Year-long countdown begins for GDPR implementation

Year-long countdown begins for GDPR implementation

The General Data Protection Rule (GDPR) is set to come into play in exactly a year, but a number of experts are warning business leaders and telcos are completely unprepared for the “game-changing” EU legislation.

GDPR will completely overhaul the way countries who operate within the EU hold on to data, in one of the biggest overhauls in data protection history.

The way firms collect, store, process and protect the personal information of customers, clients and employees is being changed, introducing new definitions of consent and rights for consumers to erase or rectify data.

The regulation was adopted on 27 April 2017 and impacts not only businesses based in Europe, but also those who are based elsewhere but store customer data of anyone within the EU.

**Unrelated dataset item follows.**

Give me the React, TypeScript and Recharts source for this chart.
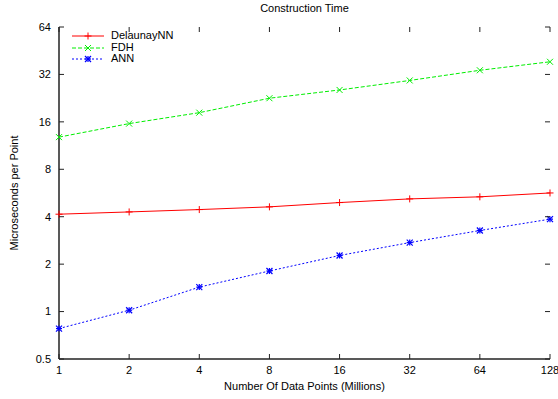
import { Line, LineChart, XAxis, YAxis } from 'recharts';

// Construction time per point, log2 / log2 axes (gnuplot-style figure).

const sizes = [1, 2, 4, 8, 16, 32, 64, 128];
const delaunayNN = [4.15, 4.29, 4.44, 4.62, 4.92, 5.19, 5.35, 5.66];
const fdh = [12.8, 15.6, 18.3, 22.6, 25.5, 29.3, 34.0, 38.5];
const ann = [0.78, 1.02, 1.43, 1.81, 2.27, 2.74, 3.27, 3.86];
const xTicks = [1, 2, 4, 8, 16, 32, 64, 128];
const yTicks = [0.5, 1, 2, 4, 8, 16, 32, 64];

const FONT = '"Liberation Sans", Arial, Helvetica, sans-serif';
const FRAME = '#222';

// plot box (px), used for the inward tick marks on all four sides
const W = 558;
const H = 399;
const M = { top: 27, right: 8, left: 59, bottom: 40 };
const PLOT_TOP = M.top;
const PLOT_BOTTOM = H - M.bottom;
const PLOT_LEFT = M.left;
const PLOT_RIGHT = W - M.right;
const TICK = 5;
const X_MARGIN = 7;
const Y_MARGIN = 8;

type MarkProps = { cx?: number; cy?: number; color: string };

function PlusMark({ cx = 0, cy = 0, color }: MarkProps) {
  const r = 3.5;
  return (
    <g stroke={color} strokeWidth={1}>
      <line x1={cx - r} y1={cy} x2={cx + r} y2={cy} />
      <line x1={cx} y1={cy - r} x2={cx} y2={cy + r} />
    </g>
  );
}

function CrossMark({ cx = 0, cy = 0, color }: MarkProps) {
  const r = 3;
  return (
    <g stroke={color} strokeWidth={1}>
      <line x1={cx - r} y1={cy - r} x2={cx + r} y2={cy + r} />
      <line x1={cx - r} y1={cy + r} x2={cx + r} y2={cy - r} />
    </g>
  );
}

function StarMark({ cx = 0, cy = 0, color }: MarkProps) {
  const r = 3;
  return (
    <g stroke={color} strokeWidth={1.2}>
      <line x1={cx - r} y1={cy} x2={cx + r} y2={cy} />
      <line x1={cx} y1={cy - r} x2={cx} y2={cy + r} />
      <line x1={cx - r} y1={cy - r} x2={cx + r} y2={cy + r} />
      <line x1={cx - r} y1={cy + r} x2={cx + r} y2={cy - r} />
    </g>
  );
}

const series = [
  { key: 'delaunay', name: 'DelaunayNN', values: delaunayNN, color: '#ff0000', dash: undefined, Mark: PlusMark },
  { key: 'fdh', name: 'FDH', values: fdh, color: '#00ee00', dash: '4 2', Mark: CrossMark },
  { key: 'ann', name: 'ANN', values: ann, color: '#0000ff', dash: '2 2', Mark: StarMark },
];

// plot on log2 of both values
const data = sizes.map((s, i) => {
  const row: Record<string, number> = { lx: Math.log2(s) };
  series.forEach((se) => {
    row[se.key] = Math.log2(se.values[i]);
  });
  return row;
});

const lxTicks = xTicks.map((t) => Math.log2(t));
const lyTicks = yTicks.map((t) => Math.log2(t));
const fmt = (v: number) => String(Math.pow(2, v));

function XTick({ x, y, payload }: any) {
  return (
    <g>
      <line x1={x} y1={PLOT_BOTTOM} x2={x} y2={PLOT_BOTTOM - TICK} stroke={FRAME} />
      <line x1={x} y1={PLOT_TOP} x2={x} y2={PLOT_TOP + TICK} stroke={FRAME} />
      <text x={x} y={y} dy="0.71em" textAnchor="middle" fontSize={11} fontFamily={FONT} fill="#000">
        {fmt(payload.value)}
      </text>
    </g>
  );
}

function YTick({ x, y, payload }: any) {
  return (
    <g>
      <line x1={PLOT_LEFT} y1={y} x2={PLOT_LEFT + TICK} y2={y} stroke={FRAME} />
      <line x1={PLOT_RIGHT} y1={y} x2={PLOT_RIGHT - TICK} y2={y} stroke={FRAME} />
      <text x={x} y={y} dy="0.355em" textAnchor="end" fontSize={11} fontFamily={FONT} fill="#000">
        {fmt(payload.value)}
      </text>
    </g>
  );
}

export default function App() {
  return (
    <div style={{ position: 'absolute', left: 0, top: 0, width: W, height: H, background: '#fff', fontFamily: FONT }}>
      <LineChart width={W} height={H} data={data} margin={{ top: M.top, right: M.right, bottom: 0, left: 0 }}>
        <XAxis
          xAxisId="b"
          dataKey="lx"
          type="number"
          domain={[0, 7]}
          ticks={lxTicks}
          interval={0}
          tickLine={false}
          tickSize={0}
          tickMargin={X_MARGIN}
          height={M.bottom}
          tick={<XTick />}
          axisLine={{ stroke: FRAME, strokeWidth: 1.5 }}
        />
        <XAxis
          xAxisId="t"
          orientation="top"
          type="number"
          domain={[0, 7]}
          height={0}
          tick={false}
          tickLine={false}
          axisLine={{ stroke: FRAME, strokeWidth: 1.5 }}
        />
        <YAxis
          yAxisId="l"
          type="number"
          domain={[-1, 6]}
          ticks={lyTicks}
          interval={0}
          tickLine={false}
          tickSize={0}
          tickMargin={Y_MARGIN}
          width={M.left}
          tick={<YTick />}
          axisLine={{ stroke: FRAME, strokeWidth: 1.5 }}
        />
        <YAxis
          yAxisId="r"
          orientation="right"
          type="number"
          domain={[-1, 6]}
          width={0}
          tick={false}
          tickLine={false}
          axisLine={{ stroke: FRAME, strokeWidth: 1.5 }}
        />
        {series.map((se) => (
          <Line
            key={se.key}
            xAxisId="b"
            yAxisId="l"
            dataKey={se.key}
            name={se.name}
            type="linear"
            stroke={se.color}
            strokeWidth={1}
            strokeDasharray={se.dash}
            dot={(p: any) => <se.Mark key={`${se.key}-${p.index}`} cx={p.cx} cy={p.cy} color={se.color} />}
            activeDot={false}
            isAnimationActive={false}
          />
        ))}
      </LineChart>

      {/* title */}
      <div style={{ position: 'absolute', left: PLOT_LEFT, width: PLOT_RIGHT - PLOT_LEFT, top: 2, textAlign: 'center', fontSize: 11, color: '#000' }}>
        Construction Time
      </div>

      {/* x label */}
      <div style={{ position: 'absolute', left: PLOT_LEFT, width: PLOT_RIGHT - PLOT_LEFT, top: 380, textAlign: 'center', fontSize: 11, color: '#000' }}>
        Number Of Data Points (Millions)
      </div>

      {/* y label */}
      <div
        style={{
          position: 'absolute',
          left: 14,
          top: 193,
          transform: 'translate(-50%, -50%) rotate(-90deg)',
          whiteSpace: 'nowrap',
          fontSize: 11,
          color: '#000',
        }}
      >
        Microseconds per Point
      </div>

      {/* legend */}
      <div style={{ position: 'absolute', left: 72, top: 30, fontSize: 11, color: '#000' }}>
        {series.map((se) => (
          <div key={se.key} style={{ display: 'flex', alignItems: 'center', height: 11.7 }}>
            <svg width={32} height={10} style={{ display: 'block' }}>
              <line x1={0} y1={5} x2={32} y2={5} stroke={se.color} strokeWidth={1} strokeDasharray={se.dash} />
              <se.Mark cx={16} cy={5} color={se.color} />
            </svg>
            <span style={{ marginLeft: 7, lineHeight: '11.7px' }}>{se.name}</span>
          </div>
        ))}
      </div>
    </div>
  );
}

With just 365 days until the rule comes into force, the penalties for failing to adopt a GDPR-compliant strategy is steep, with possible sanctions ranging from a warning to a fine that can be as much as a fine up to 20,000,000 EUR or up to 4% of the annual worldwide turnover.

Despite the potentially steep consequences of a data breach, research shows that an alarmingly high number of businesses are still failing to prepare adequately for the incoming rule changes. Security specialists Webroot carried out a survey among small businesses in the UK, and found that despite 81% of respondents being aware of the regulation, 20% of them had not even began to prepare for it.

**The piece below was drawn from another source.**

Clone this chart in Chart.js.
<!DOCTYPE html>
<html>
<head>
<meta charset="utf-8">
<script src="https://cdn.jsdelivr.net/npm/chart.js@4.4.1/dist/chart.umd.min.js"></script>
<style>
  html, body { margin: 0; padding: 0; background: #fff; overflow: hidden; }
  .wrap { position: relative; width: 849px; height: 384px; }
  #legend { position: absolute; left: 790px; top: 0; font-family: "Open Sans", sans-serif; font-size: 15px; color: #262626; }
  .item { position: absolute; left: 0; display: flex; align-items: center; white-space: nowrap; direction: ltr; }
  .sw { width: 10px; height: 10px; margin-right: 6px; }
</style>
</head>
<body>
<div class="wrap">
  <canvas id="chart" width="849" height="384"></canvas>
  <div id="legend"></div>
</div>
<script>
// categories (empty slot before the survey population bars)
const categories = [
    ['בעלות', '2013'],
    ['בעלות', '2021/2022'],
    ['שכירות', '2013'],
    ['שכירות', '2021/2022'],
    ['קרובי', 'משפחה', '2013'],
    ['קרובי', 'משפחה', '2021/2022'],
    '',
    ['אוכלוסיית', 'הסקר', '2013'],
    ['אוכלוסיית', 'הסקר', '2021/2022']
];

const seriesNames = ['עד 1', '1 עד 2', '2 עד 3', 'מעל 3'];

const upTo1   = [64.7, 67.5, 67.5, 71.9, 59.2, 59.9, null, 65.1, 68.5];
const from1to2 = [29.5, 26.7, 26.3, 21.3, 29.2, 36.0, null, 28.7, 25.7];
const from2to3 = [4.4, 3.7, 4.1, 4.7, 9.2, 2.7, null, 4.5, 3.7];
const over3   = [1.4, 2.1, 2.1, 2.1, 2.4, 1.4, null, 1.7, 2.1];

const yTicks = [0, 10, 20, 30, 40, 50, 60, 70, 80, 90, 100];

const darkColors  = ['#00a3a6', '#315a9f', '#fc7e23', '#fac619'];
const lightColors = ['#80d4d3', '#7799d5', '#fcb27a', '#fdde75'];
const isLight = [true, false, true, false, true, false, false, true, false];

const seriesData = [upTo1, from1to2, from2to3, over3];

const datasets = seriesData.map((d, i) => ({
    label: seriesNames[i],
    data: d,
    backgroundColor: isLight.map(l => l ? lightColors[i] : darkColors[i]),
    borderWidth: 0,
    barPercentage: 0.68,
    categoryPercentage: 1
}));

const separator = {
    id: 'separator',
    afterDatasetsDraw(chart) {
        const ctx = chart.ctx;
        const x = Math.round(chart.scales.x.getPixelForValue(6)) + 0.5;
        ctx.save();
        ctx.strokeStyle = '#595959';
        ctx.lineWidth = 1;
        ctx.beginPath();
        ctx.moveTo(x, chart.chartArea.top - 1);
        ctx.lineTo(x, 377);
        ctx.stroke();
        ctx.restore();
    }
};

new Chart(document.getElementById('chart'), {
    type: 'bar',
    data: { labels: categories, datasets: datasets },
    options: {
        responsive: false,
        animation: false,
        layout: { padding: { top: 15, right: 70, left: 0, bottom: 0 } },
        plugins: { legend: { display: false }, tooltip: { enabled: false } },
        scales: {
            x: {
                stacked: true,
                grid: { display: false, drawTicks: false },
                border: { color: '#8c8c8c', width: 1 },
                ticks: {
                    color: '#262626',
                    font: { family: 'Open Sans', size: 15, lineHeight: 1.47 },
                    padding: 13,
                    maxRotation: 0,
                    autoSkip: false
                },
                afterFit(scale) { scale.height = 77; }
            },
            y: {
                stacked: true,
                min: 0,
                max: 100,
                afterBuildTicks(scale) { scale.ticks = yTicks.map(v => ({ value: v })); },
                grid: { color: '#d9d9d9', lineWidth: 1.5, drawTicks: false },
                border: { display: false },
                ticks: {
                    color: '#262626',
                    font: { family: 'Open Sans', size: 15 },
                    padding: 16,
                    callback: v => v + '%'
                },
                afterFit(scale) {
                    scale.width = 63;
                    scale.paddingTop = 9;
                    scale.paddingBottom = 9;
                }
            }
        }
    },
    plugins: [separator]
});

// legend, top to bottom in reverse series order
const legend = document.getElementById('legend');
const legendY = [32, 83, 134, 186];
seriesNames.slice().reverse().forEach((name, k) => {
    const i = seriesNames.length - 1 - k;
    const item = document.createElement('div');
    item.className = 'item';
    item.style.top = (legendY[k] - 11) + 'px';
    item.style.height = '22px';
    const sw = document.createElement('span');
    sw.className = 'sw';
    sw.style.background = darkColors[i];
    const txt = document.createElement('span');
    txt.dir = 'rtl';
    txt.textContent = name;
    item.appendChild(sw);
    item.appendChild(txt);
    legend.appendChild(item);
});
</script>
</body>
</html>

“With 12 months to go it’s clear that SMBs in particular need to urgently focus their attention on both this issue and their wider cybersecurity posture,” said Webroot’s Adam Nash.

“The fines and sanctions that can be levied for failure to comply means this needs to be a focus for SMBs. They must also consider the business impact if they are working with larger organisations that expect their suppliers to demonstrate accountability and compliance under GDPR.”

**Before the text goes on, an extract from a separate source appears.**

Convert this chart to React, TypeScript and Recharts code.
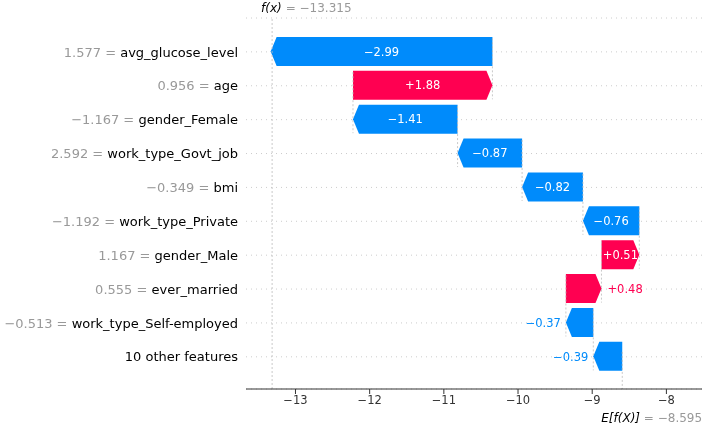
import { Bar, CartesianGrid, ComposedChart, ReferenceLine, XAxis, YAxis } from "recharts";

// SHAP waterfall: rows listed top to bottom
const features = [
  "avg_glucose_level",
  "age",
  "gender_Female",
  "work_type_Govt_job",
  "bmi",
  "work_type_Private",
  "gender_Male",
  "ever_married",
  "work_type_Self-employed",
  "10 other features",
];
const featureValues = ["1.577", "0.956", "\u22121.167", "2.592", "\u22120.349", "\u22121.192", "1.167", "0.555", "\u22120.513", ""];
const shapValues = [-2.99, 1.88, -1.41, -0.87, -0.82, -0.76, 0.51, 0.48, -0.37, -0.39];
const baseValue = -8.595;
const fxValue = -13.315;
const xTicks = [-13, -12, -11, -10, -9, -8];

const RED = "#ff0051";
const BLUE = "#008bfb";
const FONT = "DejaVu Sans, sans-serif";

const n = features.length;
const starts: number[] = new Array(n);
{
  let loc = baseValue;
  for (let i = n - 1; i >= 0; i--) {
    starts[i] = loc;
    loc += shapValues[i];
  }
}

// pos grows downwards (numeric y axis in vertical layout)
const rows = features.map((name, i) => {
  const start = starts[i];
  const end = start + shapValues[i];
  return {
    name,
    featureValue: featureValues[i],
    shap: shapValues[i],
    pos: i,
    start,
    range: [Math.min(start, end), Math.max(start, end)],
  };
});

const yDomain = [-1, n - 0.05];

const minus = (v: number) => (v < 0 ? `\u2212${Math.abs(v)}` : `${v}`);

// rough DejaVu Sans advance widths (em)
const textWidth = (s: string, size: number) =>
  s.split("").reduce((w, c) => w + (c === "." ? 0.318 : c === "+" || c === "\u2212" ? 0.838 : 0.636), 0) * size;

function WaterfallArrow(props: any) {
  const { x, y, width, height, payload } = props;
  const left = Math.min(x, x + width);
  const w = Math.abs(width);
  const right = left + w;
  const top = y;
  const bot = y + height;
  const mid = y + height / 2;
  const head = Math.min(w, 6);
  const positive = payload.shap > 0;
  const pts = positive
    ? [[left, top], [right - head, top], [right, mid], [right - head, bot], [left, bot]]
    : [[right, top], [left + head, top], [left, mid], [left + head, bot], [right, bot]];
  const color = positive ? RED : BLUE;
  const label = (positive ? "+" : "\u2212") + Math.abs(payload.shap).toFixed(2);
  const inside = textWidth(label, 12) < w;
  return (
    <g>
      <polygon points={pts.map((p) => p.join(",")).join(" ")} fill={color} />
      {inside ? (
        <text x={left + w / 2} y={mid} dy="0.36em" textAnchor="middle" fill="#fff" fontSize={11.5} fontFamily={FONT}>
          {label}
        </text>
      ) : positive ? (
        <text x={right + 6} y={mid} dy="0.36em" textAnchor="start" fill={color} fontSize={11.5} fontFamily={FONT}>
          {label}
        </text>
      ) : (
        <text x={left - 5} y={mid} dy="0.36em" textAnchor="end" fill={color} fontSize={11.5} fontFamily={FONT}>
          {label}
        </text>
      )}
    </g>
  );
}

function FeatureTick({ x, y, payload }: any) {
  const row = rows.find((r) => r.pos === payload.value);
  if (!row) return null;
  return (
    <text x={x} y={y} dy="0.36em" textAnchor="end" fontSize={13} fontFamily={FONT}>
      {row.featureValue && <tspan fill="#999999">{row.featureValue} = </tspan>}
      <tspan fill="#000000">{row.name}</tspan>
    </text>
  );
}

const FxLabel = ({ viewBox }: any) => (
  <text x={viewBox.x - 11} y={12} fontSize={12} fontFamily={FONT}>
    <tspan fill="#000" fontStyle="italic">f(x)</tspan>
    <tspan fill="#999999"> = {minus(fxValue)}</tspan>
  </text>
);

const BaseLabel = ({ viewBox }: any) => (
  <text x={viewBox.x - 21} y={viewBox.y + viewBox.height + 33} fontSize={12} fontFamily={FONT}>
    <tspan fill="#000" fontStyle="italic">E[f(X)]</tspan>
    <tspan fill="#999999"> = {minus(baseValue)}</tspan>
  </text>
);

export default function App() {
  return (
    <div style={{ position: "fixed", left: 0, top: 0, fontFamily: FONT }}>
      <ComposedChart
        width={708}
        height={427}
        data={rows}
        layout="vertical"
        margin={{ top: 18, right: 6, bottom: 0, left: 0 }}
      >
        <CartesianGrid vertical={false} stroke="#cccccc" strokeDasharray="1 4" />
        <XAxis
          type="number"
          domain={[-13.667, -7.52]}
          ticks={xTicks}
          tickFormatter={minus}
          height={38}
          tick={{ fill: "#333333", fontSize: 11.5, fontFamily: FONT }}
          axisLine={{ stroke: "#333333" }}
          tickLine={{ stroke: "#333333" }}
          tickSize={5}
          tickMargin={2}
        />
        <YAxis
          type="number"
          dataKey="pos"
          domain={yDomain}
          ticks={rows.map((r) => r.pos)}
          width={246}
          axisLine={false}
          tickLine={false}
          tickSize={0}
          tickMargin={8}
          tick={<FeatureTick />}
        />
        <ReferenceLine x={fxValue} stroke="#bbbbbb" strokeWidth={0.8} strokeDasharray="2 2" label={<FxLabel />} />
        <ReferenceLine
          segment={[{ x: baseValue, y: yDomain[1] - (yDomain[1] - yDomain[0]) / n }, { x: baseValue, y: yDomain[1] }]}
          stroke="#bbbbbb"
          strokeWidth={0.8}
          strokeDasharray="2 2"
          label={<BaseLabel />}
        />
        {rows.slice(0, n - 1).map((r) => (
          <ReferenceLine
            key={r.name}
            segment={[{ x: r.start, y: r.pos - 0.4 }, { x: r.start, y: r.pos + 1.4 }]}
            stroke="#bbbbbb"
            strokeWidth={0.8}
            strokeDasharray="2 2"
          />
        ))}
        <Bar dataKey="range" barSize={29} shape={<WaterfallArrow />} isAnimationActive={false} />
      </ComposedChart>
    </div>
  );
}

Webroot also found that three quarters (73%) do not believe customer data will be any safer due to GDPR, and 51% thought they weren’t at risk of cyberattack.

According to Cisco’s annual cybersecurity report, today’s average large enterprise can face as many as 70,000 security events per week. The recent WannaCry attack, that hit a number of operators including Telefonica with ransomware, shows that even the most security conscious industries can be vulnerable. GDPR means the costs of such a breach could be even more devastating.

The rule changes are especially important for network operators, who often store and manage massive amounts of customer data, either on behalf of clients or businesses, or for their own retail arms.

Though operators are somewhat at an advantage, as they already have an obligation to disclose data breaches under the EU’s Regulation on the notification of personal data breaches within 24 hours of detection, the GDPR will still see a notable change in the way data is handled.

With all businesses coming under increasing pressure to become GDPR compliant, it is the duty of network providers to make sure their networks are secure, according to Exponential-e’s Jeff Finch.

He said: “The changes that will come into force as a result of GDPR are nothing short of monumental. If you are an operating business, then these changes affect you, as you will always be in some form of control of customer’s personal data – be that email and physical addresses or more personal details like medical and financial information. 

“In today’s business world, everything is digital. This means that, for the most part, every last piece of information will at some point travel over a network connection and be stored in a data centre. As such, it’s highly important that network and cloud providers are fully aware of the duty of care they must provide to their customers.

“GDPR changes the game – providers that store or transport any customer data must ensure they have a clear view of that data and what they are expected to do with it. Every situation that could fall foul of GDPR must be envisaged and efficiently planned for. It is also critical that data controllers are clear with their customers around what they can and cannot do in regards to abiding by this new regulation.

“Network providers need to ensure that they offer state-of the-art security services to customer data such as the ability to encrypt this information as it travels via networks and sits in a secure datacentre.”

It isn’t all doom and gloom around GDPR, with a clear opportunity there for the vendor market. Analysts IDC have predicted the value of this opportunity could be as high as $3.5 billion, with businesses set to seek outside experts for help and advice as they transition to becoming GDPR-compliant.

IDC predicts that the opportunity for security software from GDPR-related concerns will rise from $811 million in 2016, to $1.8 billion by 2019. GDPR-related storage software will grow from $258 million in 2016 to $1.7 billion in 2019.

With a year to go, now is the time to make sure everything is in place, according to the chairman of the UK Data Protection Forum Ashley Winton.

Winton said: “Many companies are undertaking a detailed GDPR gap analysis or sophisticated data mapping, and whilst they can be useful tasks in themselves, it is worth re-examining them to see if they can be simplified in order to bring forward key remediation tasks.

“For many companies, GDPR compliance will be greatly assisted by alterations to existing databases and technologies, and so in the GDPR compliance triage, an immediate focus on technology could be a lifesaver. In the UK there will be no grace period for compliance with the GDPR so with 365 days to go and counting, now is the time for businesses to re-assess their approach to becoming compliant.”